Conclusions and Implications

Key Findings Summary

This research successfully developed a robust framework for predicting graduate placement outcomes while uncovering several counter-intuitive insights. The Voting Ensemble emerged as the optimal model, balancing accuracy (85.58%) with superior reliability (AUC: 0.932) for practical deployment.

The domain-driven feature engineering proved highly effective, with the Experience-Weighted Test Score becoming a top predictor. However, the most significant finding was the negative impact of work experience on placement odds, challenging conventional wisdom and highlighting the complexity of recruitment dynamics.

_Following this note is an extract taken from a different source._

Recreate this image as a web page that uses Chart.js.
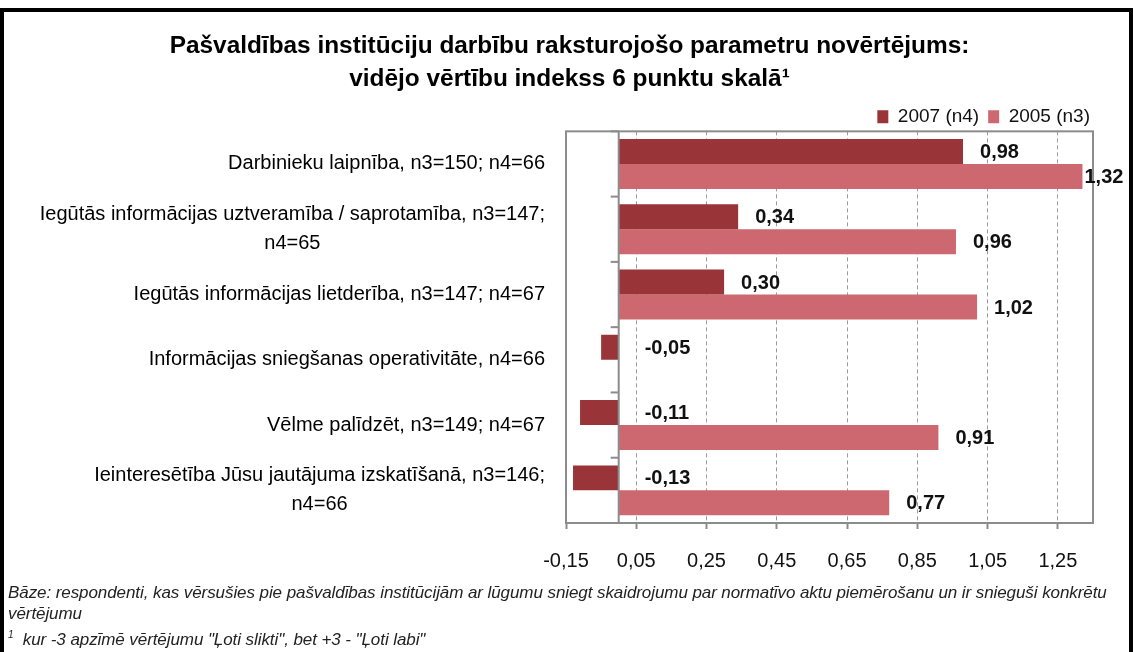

Business Value and Strategic Impact

The cost-benefit analysis demonstrated exceptional ROI, with projected annual savings exceeding $300,000 and first-year returns above 300%. This provides a compelling business case for implementing predictive analytics in educational settings.

Practical Recommendations

For Institutions:

  • Deploy the Voting Ensemble as a decision-support system for early identification of at-risk students
  • Develop targeted intervention programs addressing gender bias and technical graduate challenges
  • Investigate the work experience paradox through qualitative research with recruiters

For Students:

  • Arts and Commerce graduates should leverage their inherent placement advantages
  • Students with work experience need specialized coaching to articulate their value effectively
  • Female students require additional career support and confidence-building programs

Future Research Directions

Future work should focus on multi-institutional validation to confirm the generalizability of these findings, particularly the counter-intuitive work experience effect. Longitudinal studies tracking cohorts over time would provide dynamic insights into changing recruitment patterns.

Additionally, causal inference techniques should be employed to move beyond correlation and establish whether specific interventions directly improve placement outcomes¹⁷.